Il Veneto dispone oggi di 347 RSA per un totale di circa 32.983 posti letto, ma questo apparente patrimonio strutturale non si traduce in risposte adeguate ai bisogni delle famiglie. Nonostante le strutture esistano, l’accesso effettivo e la sostenibilità economica per i nuclei familiari restano profondamente inadeguati.
Le liste d’attesa sono un dato di realtà e arrivano a circa 10.000 persone in attesa di un posto in RSA nella nostra regione. Anche dove le cifre locali (per esempio per singole province) possono variare, il segnale è chiaro: c’è più domanda di quanto il sistema sia oggi in grado di assorbire, con evidenti ricadute su chi assiste a casa e su chi viene costretto a spese insostenibili.
La Regione ha definito un’impegnativa unica di residenzialità il cui valore è stato fissato intorno a 52,00 € al giorno. È un dato importante, perché mostra come la Regione fornisca solo una parte minima del costo complessivo della permanenza, lasciando alla quota “alberghiera” il peso sostanziale che grava sulle famiglie.
Il prezzo reale che grava sulle famiglie è ormai insopportabile: la retta media a carico delle famiglie per non autosufficienti è di circa 2.200 € al mese, mentre — se si considerano i casi senza alcuna impegnativa regionale — la media sale e in alcune analisi arriva fino a 2.730 € al mese. Le tariffe giornaliere si muovono su intervalli molto ampi (per ricoveri senza impegnativa la media indicata è 87,83 €/die; con impegnativa la media cala a 63,87 €/die), ma il risultato pratico è che sempre più nuclei familiari sopportano spese che erodono risparmi e redditi, con conseguenze sociali pesanti.
Alle rette si aggiunge la carenza di personale: la capacità di assistenza è fortemente condizionata dalla disponibilità di OSS, infermieri e personale sociosanitario adeguatamente retribuito e stabilizzato. Gli aumenti di bilancio annunciati — e gli stanziamenti regionali per il settore — non sono sempre traducibili in interventi immediati nelle RSA private o nella stabilizzazione di figure fondamentali. Il risultato è un mercato del lavoro nel settore che resta debole e che alimenta ulteriore frammentazione dell’offerta e peggioramento della qualità.

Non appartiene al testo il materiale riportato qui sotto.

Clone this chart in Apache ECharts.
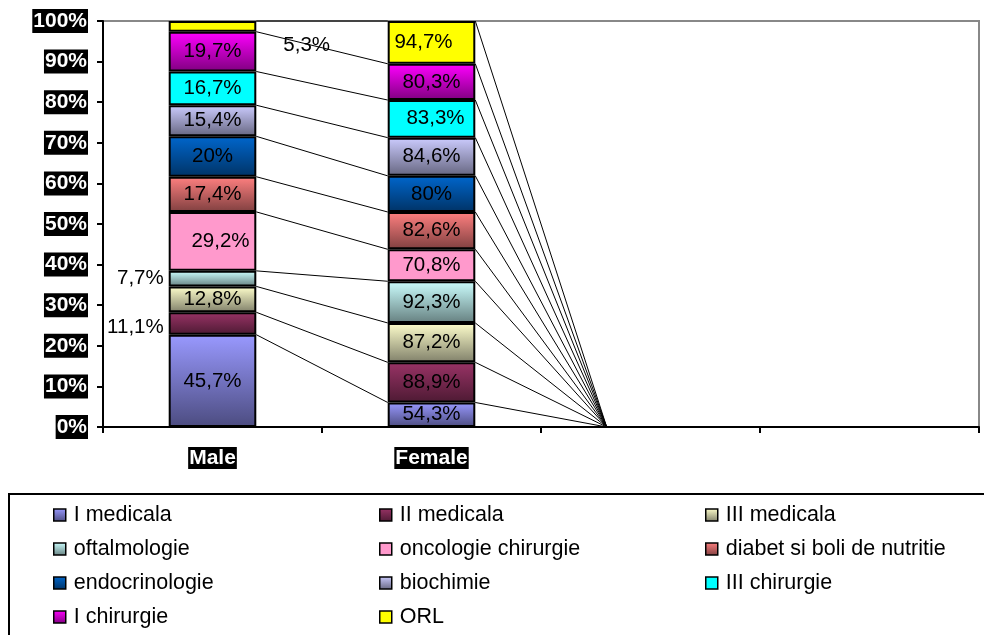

Questo mix di fattori — posti non sempre accessibili, quota pubblica limitata, rette elevate e carenza di personale — produce tre effetti concreti e inaccettabili:
1. l’allungamento delle liste d’attesa e la conseguente pressione sulle famiglie che devono accudire a domicilio persone non autosufficienti;
2. l’esclusione economica di chi non può sostenere rette piene, con rischi di impoverimento e di soluzioni d’emergenza di bassa qualità;
3. una dinamica che incentiva logiche privatistiche e la compressione dei diritti di accesso universale all’assistenza.
Queste azioni sono particolarmente urgenti in alcuni territori, come quello dell’area metropolitana veneziana e del centro storico di Venezia in particolare, particolarmente gravato dall’invecchiamento della popolazione (nel 2024 la percentuale di popolazione over 65 anni del Distretto 1 Venezia Centro Storico era pari al 32,7%, a fronte del 26,1% dell’intera ULSS 3 e di una media inferiore di circa due punti in Regione Veneto).
Le soluzioni esistono e non possono più essere rinviate: servono aumenti significativi e mirati delle impegnative, una revisione della programmazione dei posti letto con obiettivi chiari per ridurre le liste d’attesa, piani di stabilizzazione e valorizzazione contrattuale del personale OSS e infermieristico, e una verifica della governance delle IPAB e dei modelli di accreditamento per evitare che la copertura pubblica rimanga formale anziché sostanziale. Ogni stanziamento annunciato deve essere fatto ricadere in modo trasparente sui servizi residenziali per anziani e non disperso in misure che non arrivano ai lavoratori e agli utenti.
Infine una richiesta chiara: la tutela della dignità degli anziani e la sostenibilità per le famiglie non sono questioni di bilancio che si possono posticipare — sono un obbligo civile. Serve un piano pubblico di medio termine che metta insieme risorse, nuovi posti e riforme contrattuali, accompagnato da trasparenza sui numeri reali (graduatorie, tempi medi di attesa, numero di impegnative erogate per provincia). Senza questo, il Veneto continuerà a registrare anacronistiche situazioni di esclusione sociale e di costi insostenibili per i suoi cittadini più fragili.